The following plug-ins are installed with EmEditor by default:
- HTMLBar
- Open Documents
- Outline
- Projects
- Search
- Snippets
- WebPreview
- WordComplete
- Word Count

An optional 32-bit plug-in for CSE HTML Validator support is also available.

===Scripting macros===
The program is scriptable using the Windows Script Host. The program's scripts are written in either JScript or VBScript. EmEditor can generally be scripted in any scripting language that supports Active Scripting. The program includes powerful macros.

==History==

EmEditor was first released in 1997 as a lighter, faster alternative to Notepad, which was the default text editing software on Windows. It gained praise for its many unique features, e.g. macros, extra plugins, HTML support, etc. The program continued to evolve, and on the way introduced many more programming languages, such as C++, Java, HTML, Markdown, Perl, and Python. On February 28, 2024, EmEditor introduced ChatAI, a plugin that, as the name implies, lets you chat with AI. On March 13, 2025, they made very dark mode the default color for people with their PCs or laptops set to dark mode, and made ChatAI download separately.

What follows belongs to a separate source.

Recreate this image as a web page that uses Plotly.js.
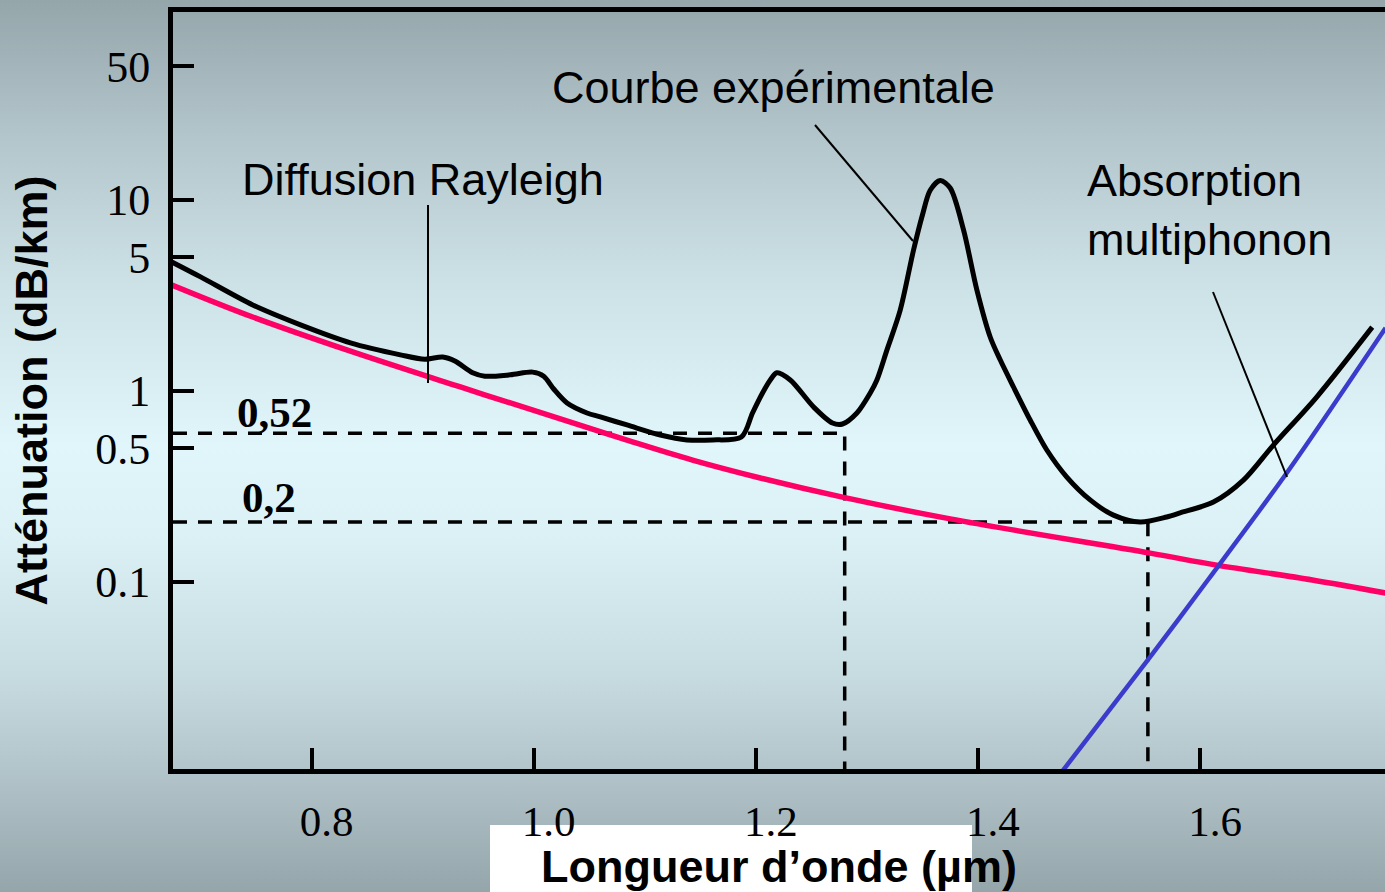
<!DOCTYPE html>
<html>
<head>
<meta charset="utf-8">
<script src="https://cdn.plot.ly/plotly-3.0.1.min.js"></script>
<style>
  html, body { margin: 0; padding: 0; width: 1385px; height: 892px; overflow: hidden; }
  body {
    background: linear-gradient(to bottom,
      #95a6ab 0%, #b2c5ca 15%, #cde2e7 32%, #e0f6fb 50%, #dbf1f6 60%, #c8dde2 75%, #afc1c6 88%, #95a6ab 100%);
  }
  #chart { width: 1385px; height: 892px; }
</style>
</head>
<body>
<div id="chart"></div>
<script>
// ---- Data ----
// Experimental attenuation curve ("Courbe expérimentale")
const wavelengthExp = [0.674, 0.700, 0.747, 0.790, 0.835, 0.880, 0.902, 0.918, 0.929, 0.945, 0.956, 0.979, 0.999, 1.009, 1.018, 1.030, 1.048, 1.060, 1.084, 1.114, 1.138, 1.161, 1.187, 1.197, 1.206, 1.213, 1.219, 1.231, 1.252, 1.269, 1.278, 1.291, 1.303, 1.309, 1.318, 1.330, 1.342, 1.350, 1.357, 1.366, 1.375, 1.387, 1.399, 1.411, 1.420, 1.432, 1.447, 1.462, 1.480, 1.501, 1.522, 1.546, 1.570, 1.582, 1.612, 1.639, 1.666, 1.705, 1.755];
const attenExp = [4.72, 3.94, 2.81, 2.21, 1.78, 1.54, 1.46, 1.50, 1.43, 1.24, 1.19, 1.21, 1.25, 1.19, 1.02, 0.862, 0.764, 0.728, 0.661, 0.586, 0.552, 0.552, 0.572, 0.764, 0.972, 1.137, 1.24, 1.137, 0.821, 0.677, 0.669, 0.764, 0.972, 1.137, 1.63, 2.64, 5.45, 8.31, 11.2, 12.6, 11.5, 6.94, 3.37, 1.91, 1.45, 1.045, 0.702, 0.489, 0.353, 0.268, 0.223, 0.205, 0.218, 0.229, 0.261, 0.340, 0.519, 0.926, 2.15];

// Rayleigh scattering ("Diffusion Rayleigh")
const wavelengthRay = [0.674, 0.747, 0.835, 0.934, 1.024, 1.084, 1.143, 1.204, 1.278, 1.375, 1.555, 1.615, 1.701, 1.767];
const attenRay = [3.58, 2.43, 1.61, 1.045, 0.711, 0.551, 0.433, 0.349, 0.277, 0.213, 0.141, 0.122, 0.102, 0.0872];

// Infrared multiphonon absorption ("Absorption multiphonon")
const wavelengthIR = [1.475, 1.553, 1.607, 1.678, 1.767];
const attenIR = [0.0100, 0.0389, 0.102, 0.3705, 2.13];

// Reference minima (dashed guides)
const refWavelength = [1.280, 1.553];
const refAtten = [0.598, 0.205];
const refLabels = ['0,52', '0,2'];

// Axes
const xTickVals = [0.8, 1.0, 1.2, 1.4, 1.6];
const xTickText = ['0.8', '1.0', '1.2', '1.4', '1.6'];
const yTickVals = [0.1, 0.5, 1, 5, 10, 50];
const yTickText = ['0.1', '0.5', '1', '5', '10', '50'];
const xRange = [0.6752, 1.7665];
const yRangeLog = [-1.981, 1.9825];

// ---- Layout helpers (pixel -> paper) ----
const W = 1385, H = 892;
const M = { l: 173, r: 0, t: 12, b: 123 };
const PW = W - M.l - M.r, PH = H - M.t - M.b;
const px = p => (p - M.l) / PW;
const py = p => (H - M.b - p) / PH;

const sans = 'Liberation Sans, Arial, sans-serif';
const serif = 'Liberation Serif, Times New Roman, serif';

const xMin = xRange[0];
const yMin = Math.pow(10, yRangeLog[0]);

const traces = [];
refWavelength.forEach((wl, i) => {
  traces.push({
    x: [xMin, wl, wl],
    y: [refAtten[i], refAtten[i], yMin],
    mode: 'lines',
    line: { color: '#000', width: 3.5, dash: '14px,11px' },
    hoverinfo: 'skip',
    showlegend: false
  });
});
traces.push({
  x: wavelengthRay, y: attenRay, mode: 'lines', name: 'Diffusion Rayleigh',
  line: { color: '#ff0066', width: 5.5, shape: 'spline', smoothing: 1 }, showlegend: false
});
traces.push({
  x: wavelengthIR, y: attenIR, mode: 'lines', name: 'Absorption multiphonon',
  line: { color: '#3b3bcc', width: 4.5, shape: 'spline', smoothing: 0.8 }, showlegend: false
});
traces.push({
  x: wavelengthExp, y: attenExp, mode: 'lines', name: 'Courbe expérimentale',
  line: { color: '#000', width: 5, shape: 'spline', smoothing: 0.85 }, showlegend: false
});

const annFont = { family: sans, size: 45, color: '#000' };
const refFont = { family: serif, size: 43, color: '#000', weight: 'bold' };

const layout = {
  width: W, height: H,
  margin: M,
  paper_bgcolor: 'rgba(0,0,0,0)',
  plot_bgcolor: 'rgba(0,0,0,0)',
  showlegend: false,
  xaxis: {
    range: xRange, type: 'linear',
    tickvals: xTickVals, ticktext: xTickText,
    ticks: 'inside', ticklen: 21, tickwidth: 4, tickcolor: '#000',
    showline: true, linewidth: 5, linecolor: '#000', mirror: true,
    showgrid: false, zeroline: false,
    tickfont: { family: serif, size: 43, color: '#000' },
    ticklabelshift: 15, ticklabelstandoff: 10,
    title: { text: 'Longueur d’onde (µm)', font: { family: sans, size: 45, color: '#000', weight: 'bold' }, standoff: 10 },
    automargin: false
  },
  yaxis: {
    type: 'log', range: yRangeLog,
    tickvals: yTickVals, ticktext: yTickText,
    ticks: 'inside', ticklen: 21, tickwidth: 4, tickcolor: '#000',
    showline: true, linewidth: 5, linecolor: '#000', mirror: false,
    showgrid: false, zeroline: false,
    tickfont: { family: serif, size: 44, color: '#000' },
    ticklabelstandoff: 9,
    title: { text: 'Atténuation (dB/km)', font: { family: sans, size: 45, color: '#000', weight: 'bold' }, standoff: 35 },
    automargin: false
  },
  shapes: [
    { type: 'rect', xref: 'paper', yref: 'paper', x0: px(490), x1: px(972), y0: py(892), y1: py(825),
      fillcolor: '#ffffff', line: { width: 0 }, layer: 'below' },
    { type: 'line', xref: 'paper', yref: 'paper', x0: px(428), y0: py(205), x1: px(428), y1: py(383),
      line: { color: '#000', width: 2 } },
    { type: 'line', xref: 'paper', yref: 'paper', x0: px(815), y0: py(125), x1: px(913), y1: py(241),
      line: { color: '#000', width: 2 } },
    { type: 'line', xref: 'paper', yref: 'paper', x0: px(1213), y0: py(292), x1: px(1287), y1: py(477),
      line: { color: '#000', width: 2 } }
  ],
  annotations: [
    { text: 'Diffusion Rayleigh', xref: 'paper', yref: 'paper', x: px(240), y: py(179),
      xanchor: 'left', yanchor: 'middle', showarrow: false, font: annFont },
    { text: 'Courbe expérimentale', xref: 'paper', yref: 'paper', x: px(550), y: py(87.5),
      xanchor: 'left', yanchor: 'middle', showarrow: false, font: annFont },
    { text: 'Absorption<br>multiphonon', xref: 'paper', yref: 'paper', x: px(1085), y: py(210),
      xanchor: 'left', yanchor: 'middle', align: 'left', showarrow: false, font: annFont },
    { text: refLabels[0], xref: 'paper', yref: 'paper', x: px(235), y: py(412.5),
      xanchor: 'left', yanchor: 'middle', showarrow: false, font: refFont },
    { text: refLabels[1], xref: 'paper', yref: 'paper', x: px(240), y: py(497.5),
      xanchor: 'left', yanchor: 'middle', showarrow: false, font: refFont }
  ]
};

Plotly.newPlot('chart', traces, layout, { displayModeBar: false, staticPlot: true });
</script>
</body>
</html>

==Awards and nominations==
- EmEditor Professional has been nominated for the Epsilon Award 2010. Later it won the second place of the award.
- EmEditor 10.0 was awarded a 5/5 Cows editor's rating on tucows.
- EmEditor won the Shareware Industry Award for 2008 in the Best Applications category.
- EmEditor 8.00 was awarded a 5/5 stars Editor's Rating on CNET's Download.com on November 18, 2008.